5. So next year, the federal estate tax disappears entirely, reappearing in 2011 but going from the current rate of 45% up to 55%. What’s the rationale behind that switch?

That’s just how it was structured. There was an estate-tax change that took effect 10 years ago. Once the 10 years was up, that tax change had to go through a sunset. Congress voted to phase out the estate tax, but since that law wasn’t passed by a supermajority—it was only passed by a majority—that law has to be wiped of the books.

6. Some groups say ending the estate tax could create 1.5 million jobs, while raising the rate to 55% will eliminate 500,000 jobs. Is there a relation between wealth transfer and jobs?

I believe there is. When a business owner dies, a federal estate tax must be paid, and that tax is based on the fair-market value of their business. Businesses often have to be sold or broken up or converted to cash in order to pay the necessary estate tax. It is very hard for businesses to continue from generation to generation when there is a 45% or 55% federal or state tax that is based on the value.
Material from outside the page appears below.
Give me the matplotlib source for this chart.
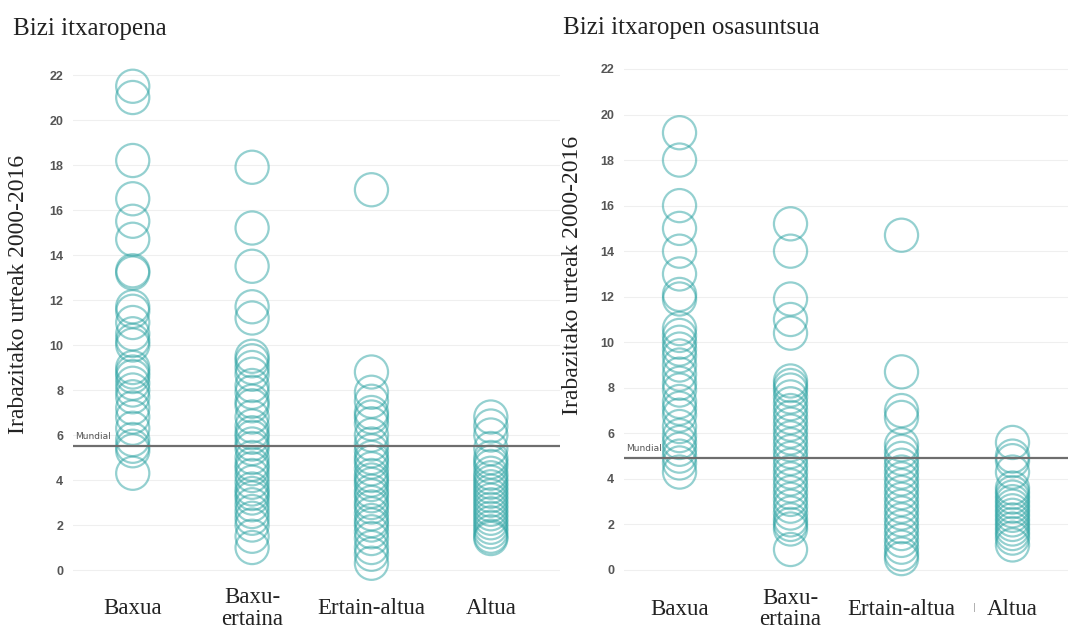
import numpy as np
import matplotlib
matplotlib.use("Agg")
import matplotlib.pyplot as plt

categories = ["Baxua", "Baxu-\nertaina", "Ertain-altua", "Altua"]

# Bizi itxaropena (irabazitako urteak 2000-2016)
le_baxua = [21.5, 21.0, 18.2, 16.5, 15.5, 14.7, 13.3, 13.2, 11.7, 11.5, 11.0, 10.5,
            10.2, 10.0, 9.0, 8.8, 8.6, 8.3, 8.0, 7.7, 7.2, 6.8, 6.3, 5.8, 5.5, 5.3, 4.3]
le_baxu_ertaina = [17.9, 15.2, 13.5, 11.7, 11.2, 9.5, 9.3, 9.0, 8.7, 8.2, 7.9, 7.5,
                   7.3, 6.8, 6.4, 6.1, 5.9, 5.6, 5.4, 5.0, 4.7, 4.5, 4.2, 3.9, 3.6,
                   3.4, 3.2, 2.9, 2.6, 2.3, 2.0, 1.5, 1.0]
le_ertain_altua = [16.9, 8.8, 7.9, 7.5, 7.0, 6.8, 6.5, 6.0, 5.6, 5.3, 5.0, 4.8, 4.5,
                   4.2, 4.0, 3.8, 3.5, 3.3, 3.0, 2.8, 2.5, 2.2, 2.0, 1.7, 1.4, 1.0, 0.7, 0.3]
le_altua = [6.8, 6.4, 6.0, 5.4, 5.0, 4.8, 4.6, 4.3, 4.1, 3.9, 3.7, 3.5, 3.3, 3.1,
            2.9, 2.7, 2.5, 2.3, 2.1, 1.9, 1.7, 1.5, 1.4]
le_mundial = 5.5

# Bizi itxaropen osasuntsua
hale_baxua = [19.2, 18.0, 16.0, 15.0, 14.0, 13.0, 12.1, 11.9, 10.6, 10.3, 10.0, 9.7,
              9.4, 9.0, 8.6, 8.2, 7.9, 7.4, 7.1, 6.8, 6.3, 5.9, 5.6, 5.3, 5.0, 4.7, 4.3]
hale_baxu_ertaina = [15.2, 14.0, 11.9, 11.0, 10.4, 8.3, 8.1, 7.9, 7.6, 7.3, 7.0, 6.7,
                     6.4, 6.1, 5.8, 5.5, 5.2, 4.9, 4.6, 4.3, 4.0, 3.7, 3.4, 3.1, 2.8,
                     2.5, 2.2, 2.0, 1.8, 0.9]
hale_ertain_altua = [14.7, 8.7, 7.0, 6.7, 5.5, 5.2, 4.9, 4.6, 4.3, 4.0, 3.7, 3.4, 3.1,
                     2.8, 2.5, 2.2, 1.9, 1.6, 1.3, 1.0, 0.7, 0.5]
hale_altua = [5.6, 5.0, 4.8, 4.3, 3.6, 3.4, 3.2, 3.0, 2.8, 2.6, 2.4, 2.2, 2.0, 1.8,
              1.6, 1.4, 1.1]
hale_mundial = 4.9

yticks = list(range(0, 23, 2))

fig = plt.figure(figsize=(10.68, 6.37), dpi=100)
ax1 = fig.add_axes([0.0684, 0.0769, 0.456, 0.8336])
ax2 = fig.add_axes([0.5843, 0.0766, 0.4157, 0.8437])

panels = [
    (ax1, [le_baxua, le_baxu_ertaina, le_ertain_altua, le_altua], le_mundial, (-0.5, 3.58)),
    (ax2, [hale_baxua, hale_baxu_ertaina, hale_ertain_altua, hale_altua], hale_mundial, (-0.5, 3.5)),
]

for ax, groups, mundial, xl in panels:
    ax.set_facecolor("none")
    for i, vals in enumerate(groups):
        ax.scatter(np.full(len(vals), i), vals, s=570, facecolors="none",
                   edgecolors="#2aa2a2", linewidths=1.6, alpha=0.5, zorder=3)
    ax.axhline(mundial, color="#6e6e6e", lw=1.6, zorder=4)
    ax.text(xl[0] + 0.02, mundial + 0.25, "Mundial", fontsize=6.5, color="#555555",
            ha="left", va="bottom", zorder=5)
    ax.set_xlim(*xl)
    ax.set_ylim(-0.8, 22.8)
    ax.set_yticks(yticks)
    ax.set_yticklabels([str(t) for t in yticks], family="Liberation Sans",
                       fontweight="bold", fontsize=9, color="#555555")
    ax.set_xticks(range(len(categories)))
    ax.set_xticklabels(categories, family="Liberation Serif", fontsize=16.5, color="#222222")
    for lbl in ax.get_xticklabels():
        lbl.set_va("center")
        lbl.set_linespacing(1.05)
    ax.tick_params(axis="x", length=0, pad=15)
    ax.tick_params(axis="y", length=0, pad=7)
    ax.grid(axis="y", color="#efefef", lw=0.8)
    ax.set_axisbelow(True)
    for sp in ax.spines.values():
        sp.set_visible(False)

fig.text(0.012, 0.954, "Bizi itxaropena", family="Liberation Serif", fontsize=18,
         color="#222222", ha="left", va="center")
fig.text(0.527, 0.956, "Bizi itxaropen osasuntsua", family="Liberation Serif",
         fontsize=18, color="#222222", ha="left", va="center")
fig.text(0.017, 0.537, "Irabazitako urteak 2000-2016", family="Liberation Serif",
         fontsize=17, color="#222222", rotation=90, ha="center", va="center")
fig.text(0.536, 0.567, "Irabazitako urteak 2000-2016", family="Liberation Serif",
         fontsize=17, color="#222222", rotation=90, ha="center", va="center")
# stray mark between the last two labels of the right panel
fig.text(0.912, 0.046, "|", fontsize=6, color="#999999", ha="center", va="center")

fig.savefig("out.png", dpi=100)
7. What impact has the recent economic roller coaster had on estate planning? Are people putting it off in the near term or guarding their assets more carefully?

People are more cautious. They feel that they don’t have as much of an estate as they used to. They perceive estate planning as something that’s going to be time-consuming and expensive. It’s very easy to procrastinate. You have to face things like, “One day I’m going to die or become incapacitated.” For making sure that the transition goes smoothly, there’s a lot of nontax reasons for people to engage in estate planning, particularly in the area where there are mixed marriages and blended families.

8. Since few people were able to avoid stock, bond, real estate, commodity and other losses in the recession, what do your clients want to see done in order to protect them from the sky falling again?

We do represent a lot of elderly individuals that have their money in banks, and so they do like the increased FDIC protection from $100,000 to $250,000. People really have not voiced to me what they’d like to see happen in the stock market. Most of the people whose estates we’re planning, they’re older, they like more fixed-income investments … just to have the peace of mind that they can protect what they have.

9. What kind of advice do you have for clients about Capital Region real estate?

I had someone in the office today with three pieces of commercial real estate. We created three LLCs, or limited-liability corporations, and he put one piece of property into each LLC to protect himself against liability if someone gets injured on his property. That’s just one more reason to get your affairs in order.

10. With the mortgage meltdown and the drop in home values, do people have to change their spending habits and investing strategies fundamentally to rebuild their estates?

Yes, they do. It seems like we’ve gone from this era of, “It’s easy to make money, and it’s easy to invest, things just happen to grow automatically,” to a sharp downturn, which in my view was a great wake-up call that requires people to pay close attention to how to invest their current investments, and also how to accumulate wealth in the future.